During an assignment I have to do for English, I read Kurt Vonnegut's novel Mother Night. During it I came across a chapter called called "St. George and the Dragon." I was immediately struck by curiosity for I did not know what this novel was referring to, so I decided to investigate.


The episode Saint George and the Dragon appended to the hagiography of Saint George was Eastern in origin, brought back with the Crusaders and retold with the courtly appurtenances belonging to the genre of Romance. The earliest known depictions of the motif are from tenth- or eleventh-century Cappadocia and eleventh-century Georgia; previously, in the iconography of Eastern Orthodoxy, George had been depicted as a soldier since at least the seventh century. The earliest known surviving narrative of the dragon episode is an eleventh-century Georgian text.

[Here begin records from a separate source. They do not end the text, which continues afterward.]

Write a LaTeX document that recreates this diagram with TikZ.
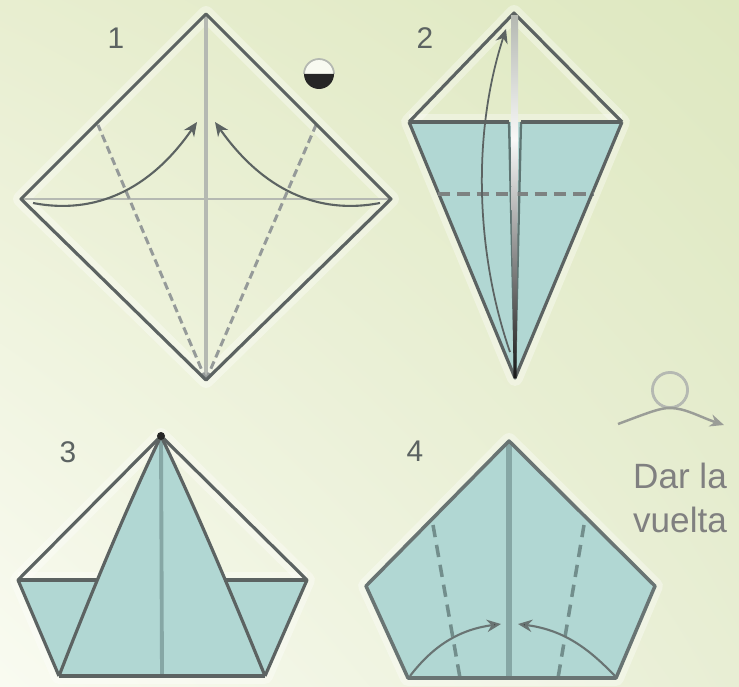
\documentclass[tikz,border=0pt]{standalone}
\usepackage{fontspec}
\setmainfont{Liberation Sans}
\usepackage{tikz}
\usetikzlibrary{arrows.meta,positioning,calc,shadings}
\definecolor{paper}{HTML}{B1D7D3}
\definecolor{edge}{HTML}{5C6362}
\definecolor{crease}{HTML}{B5B9B2}
\definecolor{tealcrease}{HTML}{86A7A5}
\definecolor{bgul}{HTML}{E8EED0}
\definecolor{bgur}{HTML}{DEE8C0}
\definecolor{bgll}{HTML}{F9FBF1}
\definecolor{bglr}{HTML}{E8EED4}
\tikzset{
    outline/.style={draw=edge, line width=1.8pt, line join=round},
    halo/.style={draw=white, opacity=0.35, line width=9pt, line join=round},
    valley/.style={draw=edge!65, line width=1.7pt, dash pattern=on 4.5pt off 2.5pt},
    flip/.style={-{Stealth[length=8pt,width=7pt]}, draw=edge, line width=1.2pt},
    number/.style={text=edge, font=\fontsize{17}{17}\selectfont},
}

\begin{document}
\begin{tikzpicture}[x=0.02cm, y=-0.02cm]
    % Background
    \shade[upper left=bgul, upper right=bgur, lower left=bgll, lower right=bglr]
        (0, 686) rectangle (739, 0);
    \useasboundingbox (0, 0) rectangle (739, 686);

    % Square 1
    \coordinate (a1) at (206, 14);
    \coordinate (b1) at (391, 199);
    \coordinate (c1) at (206, 380);
    \coordinate (d1) at (21, 199);
    \draw[halo] (a1) -- (b1) -- (c1) -- (d1) -- cycle;
    \draw[crease, line width=1.8pt] (a1) -- (c1);
    \draw[crease, line width=1.2pt] (d1) -- (b1);
    \draw[valley] (c1) -- (98, 125);
    \draw[valley] (c1) -- (316, 125);
    \draw[outline] (a1) -- (b1) -- (c1) -- (d1) -- cycle;
    \draw[flip] (33, 203) .. controls (95, 215) and (150, 190) .. (197, 122);
    \draw[flip] (380, 203) .. controls (318, 215) and (263, 190) .. (215, 122);
    \node[number] (n1) at (116, 38) {1};

    % Half circle mark
    \coordinate (m1) at (319, 74);
    \fill[white!70!bgul] ($(m1)+(-15, 0)$) arc[start angle=180, end angle=360, radius=15] -- cycle;
    \draw[crease, line width=1pt] ($(m1)+(-15, 0)$) arc[start angle=180, end angle=360, radius=15];
    \fill[black!85] ($(m1)+(-15, 0)$) arc[start angle=180, end angle=0, radius=15] -- cycle;

    % Kite 2
    \coordinate (a2) at (514, 13);
    \coordinate (b2) at (622, 122);
    \coordinate (c2) at (515, 378);
    \coordinate (d2) at (409, 122);
    \draw[halo] (a2) -- (b2) -- (c2) -- (d2) -- cycle;
    \draw[halo] (d2) -- (b2);
    \fill[paper] (d2) -- (b2) -- (c2) -- cycle;
    \draw[outline] (d2) -- (a2) -- (b2);
    \draw[outline, line width=1.3pt, draw=tealcrease!70!black] (509, 122) -- (c2) -- (521, 122);
    \draw[outline, line width=2.4pt] (d2) -- (509, 122);
    \draw[outline, line width=2.4pt] (b2) -- (521, 122);
    \draw[outline] (d2) -- (c2) -- (b2);
    \draw[valley, draw=edge!80, line width=1.8pt, dash pattern=on 7pt off 4pt] (438, 194) -- (594, 194);
    \shade[top color=crease, bottom color=white!90!crease, shading angle=0] (511, 16) rectangle (518, 140);
    \shade[top color=white!90!crease, bottom color=black!90, shading angle=0]
        (511, 140) -- (518, 140) -- (516.5, 378) -- (513.5, 378) -- cycle;
    \draw[flip, line width=1pt] (510, 352) .. controls (478, 260) and (470, 140) .. (506, 29);
    \node[number] (n2) at (425, 38) {2};

    % Boat 3
    \coordinate (a3) at (161, 436);
    \coordinate (b3) at (307, 580);
    \coordinate (c3) at (265, 676);
    \coordinate (d3) at (59, 676);
    \coordinate (e3) at (18, 580);
    \coordinate (f3) at (98, 580);
    \coordinate (g3) at (224, 580);
    \draw[halo] (a3) -- (b3) -- (c3) -- (d3) -- (e3) -- cycle;
    \draw[halo] (e3) -- (f3);
    \draw[halo] (g3) -- (b3);
    \fill[paper] (e3) -- (b3) -- (c3) -- (d3) -- cycle;
    \fill[paper] (a3) .. controls (135, 490) and (100, 570) .. (d3) -- (c3)
        .. controls (222, 570) and (187, 490) .. (a3) -- cycle;
    \draw[draw=tealcrease, line width=2.2pt] (a3) -- ($(d3)!0.5!(c3)$);
    \draw[outline] (a3) -- (b3) -- (c3);
    \draw[outline] (a3) -- (e3) -- (d3);
    \draw[outline, line width=2.5pt] (e3) -- (f3);
    \draw[outline, line width=2.5pt] (g3) -- (b3);
    \draw[outline, line width=2.5pt] (d3) -- (c3);
    \draw[outline] (a3) .. controls (135, 490) and (100, 570) .. (d3);
    \draw[outline] (a3) .. controls (187, 490) and (222, 570) .. (c3);
    \fill[black!85] (a3) circle (4);
    \node[number] (n3) at (68, 452) {3};

    % Pentagon 4
    \coordinate (a4) at (509, 441);
    \coordinate (b4) at (655, 586);
    \coordinate (c4) at (616, 678);
    \coordinate (d4) at (408, 678);
    \coordinate (e4) at (366, 586);
    \draw[halo] (a4) -- (b4) -- (c4) -- (d4) -- (e4) -- cycle;
    \fill[paper] (a4) -- (b4) -- (c4) -- (d4) -- (e4) -- cycle;
    \draw[draw=tealcrease, line width=3.6pt] (a4) -- (509, 678);
    \draw[valley, draw=tealcrease!85!black, line width=2pt, dash pattern=on 7pt off 4.5pt] (433, 525) -- (460, 678);
    \draw[valley, draw=tealcrease!85!black, line width=2pt, dash pattern=on 7pt off 4.5pt] (584, 525) -- (558, 678);
    \draw[outline, draw=edge!85!paper, line width=2pt] (a4) -- (b4) -- (c4) -- (d4) -- (e4) -- cycle;
    \draw[outline, draw=edge!85!paper, line width=2.8pt] (d4) -- (c4);
    \draw[flip, draw=edge!85!paper, -{Stealth[length=8pt,width=7pt,fill=black!80]}] (410, 676) .. controls (430, 650) and (455, 630) .. (501, 624);
    \draw[flip, draw=edge!85!paper, -{Stealth[length=8pt,width=7pt,fill=black!80]}] (615, 676) .. controls (590, 650) and (565, 630) .. (518, 624);
    \node[number] (n4) at (415, 451) {4};

    % Turn over mark
    \node[draw=crease, line width=1.6pt, circle, minimum size=20pt, inner sep=0pt] (turn) at (670, 390) {};
    \coordinate (t1) at (618, 424);
    \coordinate (t2) at (724, 425);
    \draw[flip, draw=crease!85!black, line width=1.4pt, -{Stealth[length=8pt,width=7pt,fill=black!75]}] (t1) .. controls (650, 412) and (660, 408) .. (670, 408)
        .. controls (685, 408) and (700, 417) .. (t2);
    \node[text=black!50, font=\fontsize{20}{25}\selectfont, align=center] (label) at (680, 498) {Dar la\\vuelta};
\end{tikzpicture}
\end{document}
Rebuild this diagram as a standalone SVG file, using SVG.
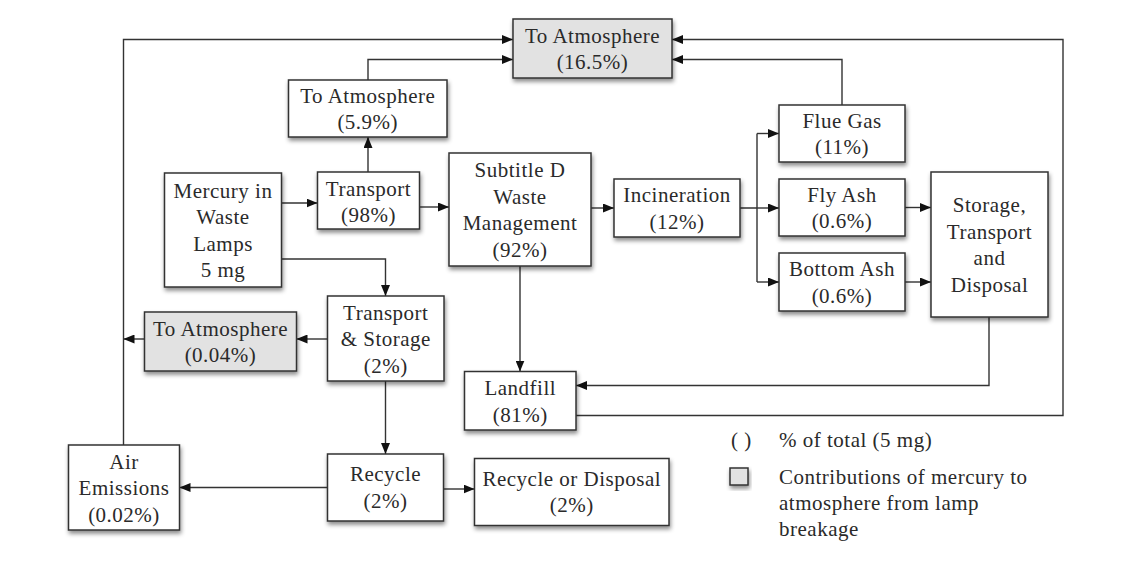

The dragon motif was first combined with the already standardised Passio Georgii in Vincent of Beauvais' encyclopedic Speculum Historiale, and then Jacobus de Voragine's Golden Legend (ca 1260) guaranteed its popularity in the later Middle Ages as a literary and pictorial subject. The legend gradually became part of the Christian traditions relating to Saint George and was used in many festivals thereafter.

St. George story is incredibly interesting and I hope you enjoyed it as much as me. My theology teacher became of that last week. I ask that we pray for him.